Stebbins Little School is full of bodies. It's unthinkable to Desdemona Fox. Children are sobbing as panicked teachers and neighbors beat down their family members outside of the school...or the things that used to be their family members. Parents don't eat their children do they?
Officers Fox and Hammond, along with journalist Billy Trout, are calling it the beginning of the end. This is the zombie apocalypse. An insane escaped serial killer is infecting Stebbins County with a deadly virus, and now the whole world is watching while Fox, Trout, and the remaining inhabitants of Stebbins fight for their life against...what? The undead? The President and the National Guard are ready to nuke Stebbins, PA off the map and cut their losses. But the infection is spreading and fast.
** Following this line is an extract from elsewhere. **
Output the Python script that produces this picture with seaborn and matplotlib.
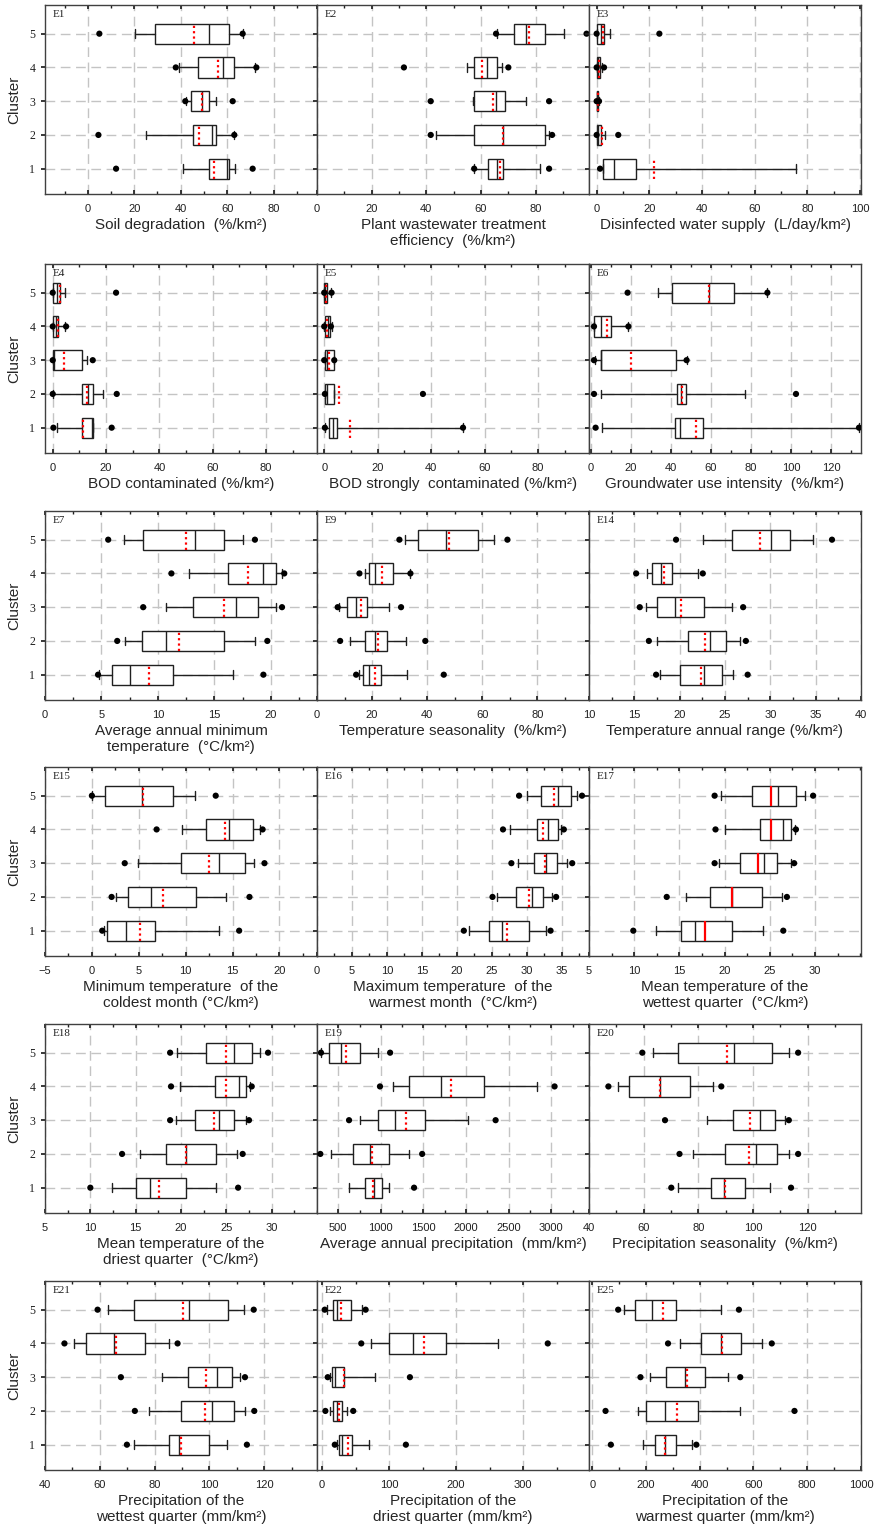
import numpy as np
import pandas as pd
import seaborn as sns
import matplotlib.pyplot as plt
from matplotlib.ticker import MultipleLocator, AutoMinorLocator

# Clusters on the y axis
clusters = [1, 2, 3, 4, 5]

# One row per cluster (1..5):
# [dot low, whisker low, Q1, median, mean, Q3, whisker high, dot high]
E1 = [[12.2, 41.2, 52.0, 60.0, 54.2, 60.6, 63.2, 71.0],
      [4.6, 25.0, 45.5, 53.7, 48.0, 55.3, 62.8, 63.1],
      [42.0, 42.2, 44.5, 49.4, 49.4, 52.3, 55.3, 62.4],
      [37.9, 39.4, 47.3, 58.2, 55.9, 62.8, 72.1, 72.6],
      [5.0, 20.4, 29.0, 52.0, 45.8, 60.6, 66.7, 66.7]]
E2 = [[57.5, 57.5, 62.7, 65.9, 67.0, 68.2, 81.5, 84.9],
      [41.6, 43.7, 57.5, 68.0, 68.0, 83.3, 84.9, 86.0],
      [41.6, 56.9, 57.5, 65.5, 64.3, 68.8, 76.6, 84.9],
      [31.8, 54.8, 57.5, 62.1, 60.4, 65.9, 67.7, 70.0],
      [65.5, 65.9, 72.0, 76.6, 77.4, 83.3, 90.4, 98.6]]
E3 = [[1.3, 2.5, 2.5, 6.7, 21.9, 14.8, 75.6, None],
      [0.0, 0.1, 0.2, 0.6, 1.9, 1.6, 3.2, 8.2],
      [0.0, 0.05, 0.1, 0.25, 0.4, 0.6, 0.9, 0.9],
      [0.0, 0.1, 0.2, 0.6, 0.8, 1.3, 1.9, 2.8],
      [0.0, 0.1, 0.25, 1.6, 2.5, 2.9, 5.0, 23.8]]
E4 = [[0.25, 1.5, 11.0, 14.75, 11.5, 15.0, 15.0, 22.1],
      [0.0, 0.0, 11.0, 13.1, 12.75, 15.0, 18.75, 24.0],
      [0.0, 0.1, 0.25, 0.5, 4.4, 11.0, 12.75, 15.0],
      [0.0, 0.1, 0.25, 1.25, 1.9, 2.1, 4.75, 5.0],
      [0.0, 0.1, 0.25, 1.5, 2.75, 2.9, 4.75, 23.75]]
E5 = [[0.25, 0.25, 1.9, 3.1, 9.6, 4.75, 51.9, 51.9],
      [0.25, 0.3, 0.4, 1.2, 5.4, 3.5, 3.5, 36.9],
      [0.0, 0.2, 0.4, 1.2, 1.6, 3.5, 3.75, 3.75],
      [0.0, 0.1, 0.25, 1.25, 1.2, 2.1, 2.75, 2.5],
      [0.0, 0.05, 0.1, 0.4, 0.6, 1.2, 2.5, 2.75]]
E6 = [[2.3, 5.3, 42.0, 44.5, 52.3, 56.2, 134.0, 134.0],
      [1.5, 4.8, 42.8, 45.0, 45.3, 47.3, 77.0, 102.5],
      [1.5, 2.0, 5.0, 5.0, 20.0, 42.5, 47.8, 47.8],
      [1.5, 1.5, 1.5, 5.0, 7.8, 10.0, 18.7, 18.7],
      [18.3, 33.3, 40.3, 59.0, 59.2, 71.7, 88.2, 88.2]]
E7 = [[4.7, 4.8, 5.9, 7.5, 9.2, 11.3, 16.7, 19.35],
      [6.4, 7.1, 8.6, 10.7, 11.9, 15.9, 18.6, 19.7],
      [8.7, 10.7, 13.1, 16.9, 15.9, 18.9, 20.5, 21.0],
      [11.2, 12.8, 16.2, 19.35, 18.0, 20.5, 21.0, 21.2],
      [5.6, 7.0, 8.7, 13.3, 12.5, 15.9, 17.5, 18.6]]
E9 = [[14.2, 15.2, 16.6, 18.8, 21.1, 23.3, 32.6, 46.0],
      [8.4, 12.0, 17.5, 21.2, 22.1, 25.5, 32.4, 39.3],
      [7.5, 8.1, 10.9, 14.2, 16.0, 18.2, 26.3, 30.5],
      [15.4, 17.5, 19.0, 21.2, 23.6, 27.5, 33.6, 33.9],
      [29.9, 31.8, 36.6, 46.9, 47.9, 58.4, 64.2, 69.1]]
E14 = [[17.4, 17.8, 20.0, 22.7, 22.4, 24.65, 25.9, 27.5],
       [16.6, 17.5, 20.9, 23.3, 22.8, 25.1, 26.7, 27.3],
       [15.6, 16.3, 17.5, 19.5, 20.2, 22.7, 25.75, 27.0],
       [15.2, 16.4, 16.9, 17.9, 18.3, 19.2, 22.0, 22.55],
       [19.6, 22.6, 25.75, 30.1, 28.9, 32.2, 34.7, 36.8]]
E15 = [[1.1, 1.3, 1.6, 3.6, 5.1, 6.7, 13.5, 15.7],
       [2.1, 2.6, 3.85, 6.3, 7.6, 11.1, 14.3, 16.8],
       [3.5, 4.9, 9.5, 13.5, 12.5, 16.3, 17.3, 18.4],
       [6.9, 9.6, 12.2, 14.6, 14.2, 17.2, 17.9, 18.2],
       [0.0, 0.0, 1.35, 5.3, 5.5, 8.65, 10.95, 13.2]]
E16 = [[21.0, 21.8, 24.6, 26.4, 27.2, 30.3, 32.7, 33.4],
       [25.1, 25.8, 28.5, 30.7, 30.3, 32.3, 33.6, 34.2],
       [27.8, 28.8, 31.0, 32.7, 32.6, 34.3, 35.7, 36.5],
       [26.6, 27.6, 31.4, 33.0, 32.3, 34.5, 34.9, 35.3],
       [28.9, 30.1, 32.1, 34.5, 33.9, 36.3, 37.2, 37.9]]
E17 = [[9.9, 12.4, 15.2, 16.7, 17.8, 20.8, 24.2, 26.5],
       [13.6, 15.7, 18.4, 20.8, 20.8, 24.1, 26.4, 26.9],
       [18.9, 19.4, 21.7, 24.4, 23.7, 25.8, 27.4, 27.7],
       [19.0, 20.0, 23.9, 26.5, 25.1, 27.3, 27.8, 27.9],
       [18.9, 19.6, 23.0, 25.9, 25.1, 27.9, 28.9, 29.8]]
E18 = [[10.0, 12.35, 15.0, 16.6, 17.6, 20.6, 23.9, 26.3],
       [13.5, 15.5, 18.3, 20.6, 20.6, 23.9, 26.2, 26.8],
       [18.8, 19.4, 21.5, 24.2, 23.6, 25.8, 27.2, 27.5],
       [18.9, 19.9, 23.8, 26.4, 25.0, 27.2, 27.6, 27.8],
       [18.8, 19.6, 22.8, 25.8, 25.0, 27.8, 28.7, 29.6]]
E19 = [[None, 627, 817, 924, 903, 1014, 1101, 1390],
       [290, 421, 674, 876, 895, 1093, 1327, 1485],
       [627, 753, 963, 1168, 1291, 1517, 2022, 2347],
       [990, 1141, 1327, 1702, 1825, 2209, 2834, 3039],
       [298, 298, 397, 528, 588, 753, 963, 1109]]
E20 = [[70.1, 72.5, 84.8, 89.3, 89.7, 96.9, 106.1, 113.9],
       [73.1, 78.0, 89.9, 101.1, 98.5, 108.8, 113.1, 116.5],
       [67.8, 83.0, 92.6, 102.7, 98.8, 108.2, 111.6, 113.1],
       [47.1, 50.7, 54.6, 65.8, 66.0, 76.8, 85.3, 88.4],
       [59.5, 63.4, 72.5, 93.0, 90.5, 107.0, 113.0, 116.5]]
E21 = [[69.9, 72.6, 85.1, 89.0, 89.6, 100.0, 106.3, 113.7],
       [72.8, 77.8, 89.6, 100.8, 98.4, 108.9, 113.0, 116.4],
       [67.7, 82.7, 92.3, 102.7, 98.8, 108.1, 111.2, 113.0],
       [47.1, 50.7, 55.0, 65.1, 66.0, 76.5, 85.4, 88.4],
       [59.2, 63.1, 72.6, 92.7, 90.2, 106.9, 112.7, 116.2]]
E22 = [[19, 22.5, 25, 30, 39, 44, 70, 125],
       [5, 12.5, 16.5, 22.5, 26, 30, 37.5, 46.5],
       [8.5, 11.5, 15, 20, 32.5, 32.5, 79, 131],
       [58.5, 72.5, 100, 135, 152.5, 185, 262.5, 336.5],
       [4, 7.5, 16.5, 22.5, 29, 42.5, 60, 65]]
E25 = [[69.3, 189.4, 235, 270, 270, 310.6, 371.3, 387.4],
       [49.5, 170.8, 199.3, 270, 316.8, 393.6, 548.3, 752.5],
       [179.5, 216.6, 276, 346.5, 352.7, 418.3, 505, 550.7],
       [282, 328, 406, 480, 482.7, 552, 631, 668],
       [96.5, 117.6, 158.4, 224, 263.6, 310.6, 480, 545.8]]

# x axis labels
labels = {
    "E1": "Soil degradation  (%/km²)",
    "E2": "Plant wastewater treatment\nefficiency  (%/km²)",
    "E3": "Disinfected water supply  (L/day/km²)",
    "E4": "BOD contaminated (%/km²)",
    "E5": "BOD strongly  contaminated (%/km²)",
    "E6": "Groundwater use intensity  (%/km²)",
    "E7": "Average annual minimum\ntemperature  (°C/km²)",
    "E9": "Temperature seasonality  (%/km²)",
    "E14": "Temperature annual range (%/km²)",
    "E15": "Minimum temperature  of the\ncoldest month (°C/km²)",
    "E16": "Maximum temperature  of the\nwarmest month  (°C/km²)",
    "E17": "Mean temperature of the\nwettest quarter  (°C/km²)",
    "E18": "Mean temperature of the\ndriest quarter  (°C/km²)",
    "E19": "Average annual precipitation  (mm/km²)",
    "E20": "Precipitation seasonality  (%/km²)",
    "E21": "Precipitation of the\nwettest quarter (mm/km²)",
    "E22": "Precipitation of the\ndriest quarter (mm/km²)",
    "E25": "Precipitation of the\nwarmest quarter (mm/km²)",
}

# panel name, data, x limits, first tick, last tick, tick step
panels = [
    ("E1", E1, (-18.4, 98.7), 0, 80, 20),
    ("E2", E2, (0, 99.5), 0, 80, 20),
    ("E3", E3, (-2.9, 100.3), 0, 100, 20),
    ("E4", E4, (-2.9, 99.1), 0, 80, 20),
    ("E5", E5, (-2.7, 99), 0, 80, 20),
    ("E6", E6, (-1, 135), 0, 120, 20),
    ("E7", E7, (0, 24.1), 0, 20, 5),
    ("E9", E9, (0, 98.7), 0, 80, 20),
    ("E14", E14, (10, 40), 10, 40, 5),
    ("E15", E15, (-5, 24), -5, 20, 5),
    ("E16", E16, (0, 38.9), 0, 35, 5),
    ("E17", E17, (5, 35.1), 5, 30, 5),
    ("E18", E18, (5, 35), 5, 30, 5),
    ("E19", E19, (251, 3443), 500, 3000, 500),
    ("E20", E20, (40, 139.5), 40, 120, 20),
    ("E21", E21, (40, 139.3), 40, 120, 20),
    ("E22", E22, (-7.5, 398), 0, 300, 100),
    ("E25", E25, (-12, 1000), 0, 1000, 200),
]

sns.set_theme(style="white")
plt.rcParams['font.family'] = ['Liberation Sans', 'DejaVu Sans']

W, H = 875, 1532
fig = plt.figure(figsize=(W / 100, H / 100), dpi=100)

col_x = [45, 317, 589]
row_top = [5, 264, 511, 767, 1024, 1281]
pw, ph = 272, 189

for i, (name, data, xlim, t0, t1, step) in enumerate(panels):
    r, c = divmod(i, 3)
    ax = fig.add_axes([col_x[c] / W, 1 - (row_top[r] + ph) / H, pw / W, ph / H])

    stats = [dict(whislo=d[1], q1=d[2], med=d[3], mean=d[4], q3=d[5],
                  whishi=d[6], fliers=[]) for d in data]
    mean_style = '-' if name == "E17" else (0, (1, 1.4))
    ax.bxp(stats, positions=clusters, widths=0.6, orientation='horizontal',
           showmeans=True, meanline=True, showfliers=False, patch_artist=True,
           boxprops=dict(facecolor='white', edgecolor='#202020', linewidth=1),
           medianprops=dict(color='#202020', linewidth=1),
           meanprops=dict(color='red', linestyle=mean_style, linewidth=1.6),
           whiskerprops=dict(color='#202020', linewidth=1),
           capprops=dict(color='#202020', linewidth=1),
           capwidths=0.25, manage_ticks=False, zorder=3)

    # 5th / 95th percentile points
    pts = [(d[0], k) for d, k in zip(data, clusters) if d[0] is not None]
    pts += [(d[7], k) for d, k in zip(data, clusters) if d[7] is not None]
    df = pd.DataFrame(pts, columns=['value', 'cluster'])
    sns.scatterplot(data=df, x='value', y='cluster', ax=ax, color='black',
                    s=20, edgecolor='none', legend=False, zorder=4)

    ax.set_xlim(*xlim)
    ax.set_ylim(0.25, 5.85)
    ax.set_xticks(np.arange(t0, t1 + step / 2, step))
    ax.xaxis.set_minor_locator(AutoMinorLocator(2))
    ax.set_yticks(clusters)

    ax.set_axisbelow(True)
    ax.grid(True, which='major', linestyle=(0, (7, 4)), color='#c4c4c4', linewidth=1)

    ax.tick_params(axis='x', which='major', direction='in', length=3, top=True,
                   bottom=True, pad=7, labelsize=8, colors='#202020')
    ax.tick_params(axis='x', which='minor', direction='in', length=2, top=True,
                   bottom=True, colors='#202020')
    ax.tick_params(axis='y', direction='out', length=3, left=True, pad=4,
                   colors='#202020')
    for s in ax.spines.values():
        s.set_color('#404040')
        s.set_linewidth(1)

    if c == 0:
        for t in ax.get_yticklabels():
            t.set_fontfamily('Liberation Serif')
            t.set_fontsize(8.5)
        ax.set_ylabel("Cluster", fontsize=11, labelpad=6)
    else:
        ax.set_yticklabels([])
        ax.set_ylabel("")

    ax.set_xlabel(labels[name], fontsize=11, labelpad=3, linespacing=1.15)
    ax.text(0.03, 0.975, name, transform=ax.transAxes, ha='left', va='top',
            fontsize=8, family='Liberation Serif', color='#202020')

fig.savefig("out.png", dpi=100)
Worse, the scientist who created the virus is missing. It's a numbers game as the body count rises; Fox has to contain the infected and evacuate the living before it's too late, and the clock is ticking...
Fall of Night, Maberry's nail-biting sequel to Dead of Night, picks up where the first novel left off—on a wild goose chase for a madman and the missing scientist who gave him new "un"-life. Chilling, gory, and hair-raisingly scary, Maberry fans won't be able to read this fast-paced thriller with the lights off.
Maberry continues his zombie apocalypse series with this harrowing, gory adventure, which picks up immediately after the events of 2011's Dead of Night. Caught at the epicenter of a viral outbreak that turns humans into shambling monsters, police officer Dez Fox and reporter Billy Trout must try to keep hundreds of survivors alive. Mishandling by the military and the government allows undead serial killer Homer Gibbon, originator of the plague, to slip through this quarantine and doom humanity. While the depiction of the collapse of society is textbook and the condemnation of the government unsubtle, Maberry excels at humanizing the plague's victims, both living and dead. Naturally, readers shouldn't get too attached to any specific character. Overlapping characters explicitly connect the story to Maberry's Joe Ledger books and anticipate his Rot & Ruin YA series, proving that while the immediate outcome is bleak, there's still hope for the future. Messy, tense, and highly atmospheric, this is a perfect example of zombie action.